Off the main runway space, students from the Cornell Thrift Initiative loaded tables with gently worn dresses, khaki pants, sweaters, shoes and winter clothing. Students could grab anything they wanted. Zoya Kaufman ’16 kept the clothing swap organized and neat while many students sifted through the garments. “This is incredibly impressive, and this is just a drop in the bucket of what’s out there,” Kaufman said.
Recent Walmart Foundation 2016 U.S. Manufacturing Innovation Fund grant recipient Tasha Lewis, assistant professor of fiber science and apparel design, reminded the fashion show audience: “As we think about fashion and consume fashion, the fate of clothing at the end of its life cycle is increasingly complicated. With the growth of mass production and multinational retail firms, enabling the rapid delivery of fashionable items on a global scale to a trend-driven industry, the imbalance of consumption and disposal often pushes the overconsumption of developed nations into the markets of lesser-developed countries.”

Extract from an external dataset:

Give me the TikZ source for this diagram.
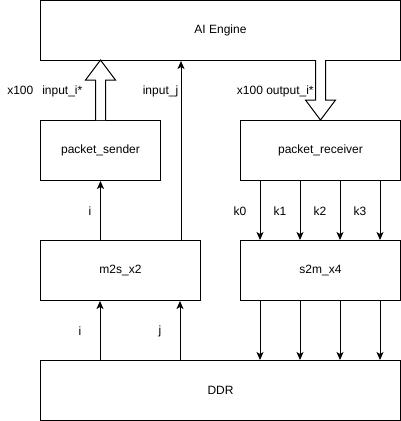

Organizer Lauren Cramer ’16 said the show’s take-away message was to contemplate a greener world: “This was an opportunity for students to … think about consumption and see ways students on campus are able to be fashionable and sustainable. The fashion industry is the one of the world’s largest polluters, and consumers have the power to demand change from retailers with the money they spend.”